Yes, a Rs. 1,000 SIP can be a good starting point, especially for beginners. Over time, compounding can grow even small amounts significantly. For example, investing Rs. 1,000 monthly for 10 years at 12% annual returns could yield around Rs. 2.3 lakh, making it a disciplined wealth-building habit.

What if I do 10,000 SIP for 20 years?

A Rs. 10,000 monthly SIP for 20 years can create substantial wealth due to compounding. Assuming 12% annual returns, it could grow to around Rs. 99 lakh. The actual value may vary based on market performance, but long-term SIPs generally offer strong potential for capital growth and financial stability.

Can I manage multiple SIPs simultaneously?

Yes, you can manage multiple SIPs at the same time. Many investors start different SIPs for different goals, and all of them can run together without any issues.

What is the minimum amount I can invest in an SIP?

You can start an SIP with as little as Rs. 500 per month, depending on the mutual fund scheme. It is one of the easiest ways to begin investing.

Can I renew a SIP?

Yes, you can renew a SIP after it completes its selected tenure. You can either continue with the same plan or change the amount and duration based on your updated goals.

What happens if I miss an SIP installment?

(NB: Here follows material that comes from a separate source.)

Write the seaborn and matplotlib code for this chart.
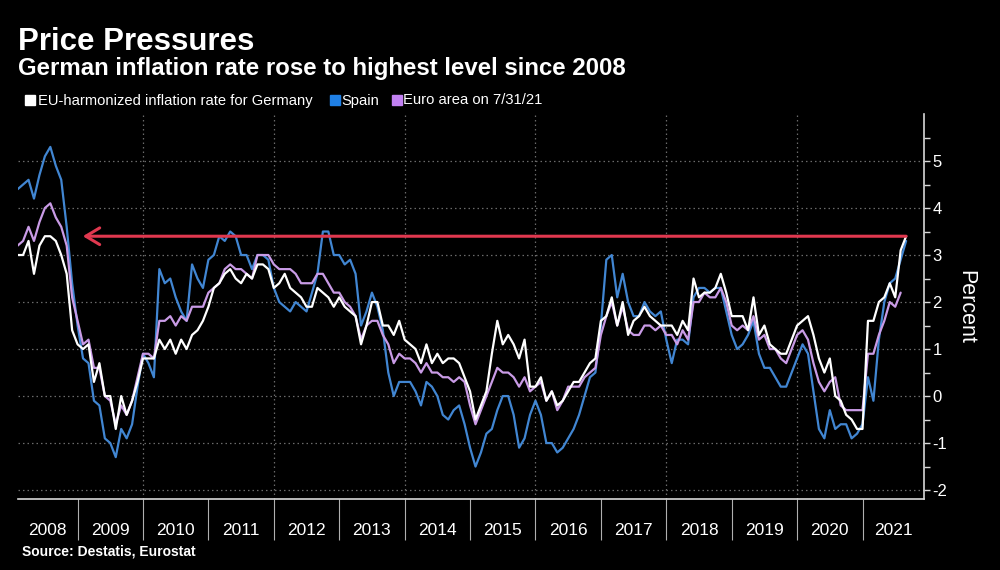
import numpy as np
import pandas as pd
import matplotlib
matplotlib.use("Agg")
import matplotlib.pyplot as plt
from matplotlib.patches import Rectangle
import seaborn as sns

# monthly inflation rates in percent, Jan 2008 onwards
germany = [
    3.0, 3.0, 3.3, 2.6, 3.2, 3.4, 3.4, 3.3, 3.0, 2.6, 1.4, 1.1,
    1.0, 1.1, 0.3, 0.7, 0.0, 0.0, -0.7, 0.0, -0.4, -0.1, 0.3, 0.8,
    0.8, 0.8, 1.2, 1.0, 1.2, 0.9, 1.2, 1.0, 1.3, 1.4, 1.6, 1.9,
    2.3, 2.4, 2.6, 2.7, 2.5, 2.4, 2.6, 2.5, 2.8, 2.8, 2.7, 2.3,
    2.4, 2.6, 2.3, 2.2, 2.1, 1.9, 1.9, 2.3, 2.2, 2.1, 1.9, 2.1,
    1.9, 1.8, 1.7, 1.1, 1.5, 2.0, 2.0, 1.5, 1.5, 1.3, 1.6, 1.2,
    1.1, 1.0, 0.7, 1.1, 0.7, 0.9, 0.7, 0.8, 0.8, 0.7, 0.4, 0.1,
    -0.5, -0.2, 0.1, 0.9, 1.6, 1.1, 1.3, 1.1, 0.8, 1.2, 0.2, 0.2,
    0.4, -0.1, 0.1, -0.2, -0.1, 0.1, 0.3, 0.3, 0.5, 0.7, 0.8, 1.6,
    1.7, 2.1, 1.5, 2.0, 1.3, 1.6, 1.7, 1.9, 1.7, 1.6, 1.5, 1.5,
    1.5, 1.3, 1.6, 1.4, 2.5, 2.1, 2.2, 2.2, 2.3, 2.6, 2.2, 1.7,
    1.7, 1.7, 1.4, 2.1, 1.3, 1.5, 1.1, 1.0, 0.9, 0.9, 1.2, 1.5,
    1.6, 1.7, 1.3, 0.8, 0.5, 0.8, 0.0, -0.1, -0.4, -0.5, -0.7, -0.7,
    1.6, 1.6, 2.0, 2.1, 2.4, 2.1, 3.1, 3.4,
]
spain = [
    4.4, 4.5, 4.6, 4.2, 4.7, 5.1, 5.3, 4.9, 4.6, 3.6, 2.4, 1.5,
    0.8, 0.7, -0.1, -0.2, -0.9, -1.0, -1.3, -0.7, -0.9, -0.6, 0.2, 0.9,
    0.7, 0.4, 2.7, 2.4, 2.5, 2.1, 1.8, 1.6, 2.8, 2.5, 2.3, 2.9,
    3.0, 3.4, 3.3, 3.5, 3.4, 3.0, 3.0, 2.7, 3.0, 3.0, 2.9, 2.3,
    2.0, 1.9, 1.8, 2.0, 1.9, 1.8, 2.2, 2.6, 3.5, 3.5, 3.0, 3.0,
    2.8, 2.9, 2.6, 1.5, 1.8, 2.2, 1.9, 1.4, 0.5, 0.0, 0.3, 0.3,
    0.3, 0.1, -0.2, 0.3, 0.2, 0.0, -0.4, -0.5, -0.3, -0.2, -0.6, -1.1,
    -1.5, -1.2, -0.8, -0.7, -0.3, 0.0, 0.0, -0.4, -1.1, -0.9, -0.4, -0.1,
    -0.4, -1.0, -1.0, -1.2, -1.1, -0.9, -0.7, -0.4, 0.0, 0.4, 0.5, 1.5,
    2.9, 3.0, 2.1, 2.6, 2.0, 1.7, 1.7, 2.0, 1.8, 1.7, 1.8, 1.2,
    0.7, 1.2, 1.2, 1.1, 2.1, 2.3, 2.3, 2.2, 2.3, 2.3, 1.8, 1.3,
    1.0, 1.1, 1.3, 1.6, 0.9, 0.6, 0.6, 0.4, 0.2, 0.2, 0.5, 0.8,
    1.1, 0.9, 0.1, -0.7, -0.9, -0.3, -0.7, -0.6, -0.6, -0.9, -0.8, -0.6,
    0.4, -0.1, 1.2, 2.0, 2.4, 2.5, 2.9, 3.3,
]
euro_area = [
    3.2, 3.3, 3.6, 3.3, 3.7, 4.0, 4.1, 3.8, 3.6, 3.2, 2.1, 1.6,
    1.1, 1.2, 0.6, 0.6, 0.0, -0.1, -0.6, -0.2, -0.4, -0.1, 0.4, 0.9,
    0.9, 0.8, 1.6, 1.6, 1.7, 1.5, 1.7, 1.6, 1.9, 1.9, 1.9, 2.2,
    2.3, 2.4, 2.7, 2.8, 2.7, 2.7, 2.6, 2.5, 3.0, 3.0, 3.0, 2.8,
    2.7, 2.7, 2.7, 2.6, 2.4, 2.4, 2.4, 2.6, 2.6, 2.4, 2.2, 2.2,
    2.0, 1.9, 1.7, 1.2, 1.5, 1.6, 1.6, 1.3, 1.1, 0.7, 0.9, 0.8,
    0.8, 0.7, 0.5, 0.7, 0.5, 0.5, 0.4, 0.4, 0.3, 0.4, 0.3, -0.2,
    -0.6, -0.3, 0.0, 0.3, 0.6, 0.5, 0.5, 0.4, 0.2, 0.4, 0.1, 0.2,
    0.3, -0.1, 0.1, -0.3, -0.1, 0.2, 0.2, 0.2, 0.4, 0.5, 0.6, 1.3,
    1.7, 2.0, 1.5, 1.9, 1.4, 1.3, 1.3, 1.5, 1.5, 1.4, 1.5, 1.3,
    1.3, 1.1, 1.4, 1.2, 2.0, 2.0, 2.2, 2.1, 2.1, 2.3, 2.0, 1.5,
    1.4, 1.5, 1.4, 1.7, 1.2, 1.3, 1.0, 1.0, 0.8, 0.7, 1.0, 1.3,
    1.4, 1.2, 0.7, 0.3, 0.1, 0.3, 0.4, -0.2, -0.3, -0.3, -0.3, -0.3,
    0.9, 0.9, 1.3, 1.6, 2.0, 1.9, 2.2,
]

series_names = ["EU-harmonized inflation rate for Germany", "Spain", "Euro area on 7/31/21"]
line_colors = ["#ffffff", "#4186d2", "#c99be6"]
legend_colors = ["#ffffff", "#1f80e6", "#c281f2"]
years = list(range(2008, 2022))
red = "#e0384f"

# month-end positions as decimal years
months = pd.date_range("2008-01-31", periods=len(germany), freq="ME")
xpos = np.array([d.year + d.month / 12 for d in months])

frames = []
for name, vals in zip(series_names, [germany, spain, euro_area]):
    frames.append(pd.DataFrame({"x": xpos[:len(vals)], "rate": vals, "series": name}))
df = pd.concat(frames, ignore_index=True)

sns.set_theme(style="dark")
plt.rcParams["font.family"] = ["Liberation Sans", "DejaVu Sans"]
plt.rcParams["axes.unicode_minus"] = False

fig = plt.figure(figsize=(10, 5.7), dpi=100, facecolor="black")
ax = fig.add_axes([0.018, 1 - 499 / 570, 0.906, 385 / 570])
ax.set_facecolor("black")

x0, x1 = 2008.089, 2021.94
ax.set_xlim(x0, x1)
ax.set_ylim(-2.19, 6.0)

# dotted grid
for yv in range(-2, 6):
    ax.axhline(yv, color="#6a6a6a", lw=0.9, ls=(0, (1.2, 2.4)), zorder=0)
for xv in range(2010, 2021, 2):
    ax.axvline(xv, color="#6a6a6a", lw=0.9, ls=(0, (1.2, 2.4)), zorder=0)

sns.lineplot(data=df, x="x", y="rate", hue="series",
             hue_order=[series_names[1], series_names[2], series_names[0]],
             palette=dict(zip(series_names, line_colors)),
             estimator=None, sort=False, lw=1.6, legend=False, ax=ax, zorder=3)

# red arrow back to the 2008 level
ax.annotate("", xy=(2009.08, germany[-1]), xytext=(xpos[len(germany) - 1], germany[-1]),
            arrowprops=dict(arrowstyle="->,head_length=0.5,head_width=0.3", color=red,
                            lw=2.2, shrinkA=0, shrinkB=0, mutation_scale=20),
            zorder=5)

# spines
for s in ["top", "left"]:
    ax.spines[s].set_visible(False)
for s in ["right", "bottom"]:
    ax.spines[s].set_visible(True)
    ax.spines[s].set_color("#d8d8d8")
    ax.spines[s].set_linewidth(1.2)

# right y axis
ax.yaxis.tick_right()
ax.set_yticks(range(-2, 6))
ax.set_yticks(np.arange(-1.5, 6, 1.0), minor=True)
ax.tick_params(axis="y", which="both", direction="out", length=4, width=1,
               color="#d8d8d8", labelcolor="white", labelsize=12, pad=2,
               left=False, right=True, labelleft=False, labelright=True)
ax.set_ylabel("")

# x axis: year separators and centred year labels
ax.set_xticks(years[1:])
ax.set_xticklabels([])
label_pos = [(x0 + 2009) / 2] + [y + 0.5 for y in years[1:-1]] + [(2021 + x1) / 2]
ax.set_xticks(label_pos, minor=True)
ax.set_xticklabels([str(y) for y in years], minor=True)
ax.tick_params(axis="x", which="major", direction="out", length=29.5, width=0.8,
               color="#b0b0b0", bottom=True)
ax.tick_params(axis="x", which="minor", length=0, labelcolor="white",
               labelsize=12.5, pad=17, bottom=True, labelbottom=True)
ax.set_xlabel("")

fig.text(0.9655, 1 - 307 / 570, "Percent", rotation=270, color="white",
         fontsize=15.5, ha="center", va="center")

# titles
fig.text(0.018, 1 - 50 / 570, "Price Pressures", color="white", fontsize=22.5,
         fontweight="bold", va="baseline")
fig.text(0.018, 1 - 75 / 570, "German inflation rate rose to highest level since 2008",
         color="white", fontsize=17.3, fontweight="bold", va="baseline")

# legend row
leg_x = [(25, 38), (330, 341), (392, 403)]
for (sq, tx), name, col in zip(leg_x, series_names, legend_colors):
    fig.patches.append(Rectangle((sq / 1000, 1 - 105 / 570), 9.5 / 1000, 9.5 / 570,
                                 transform=fig.transFigure, color=col, figure=fig))
    fig.text(tx / 1000, 1 - 100.5 / 570, name, color="white", fontsize=10.6, va="center")

fig.text(0.022, 1 - 556 / 570, "Source: Destatis, Eurostat", color="white",
         fontsize=10, fontweight="bold", va="baseline")

fig.savefig("out.png", dpi=100, facecolor="black")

Missing one SIP installment is usually not a problem. The SIP will continue in the next month. However, frequent missed payments may lead to your SIP being cancelled by the fund house.

Are SIPs similar to mutual funds?

An SIP is a way of investing in mutual funds, not a separate product. It simply allows you to invest a fixed amount regularly in a mutual fund scheme instead of investing a lump sum.

What is the SIP of Rs. 2,000 per month for 20 years?

An SIP of Rs. 2,000 per month for 20 years means you invest a small amount regularly over a long period. Over time, the power of compounding can significantly increase the value of your investment. The final amount depends on the fund chosen and market performance, but long durations generally help smooth market volatility and support long-term wealth creation.

What is the SIP of Rs. 5,000 per month for 3 years?

An SIP of Rs. 5,000 per month for 3 years is a shorter-term investment approach. It helps build disciplined savings and can be useful for near-term financial goals. Returns over this period depend on market conditions, and shorter durations may see more fluctuations compared to long-term SIPs.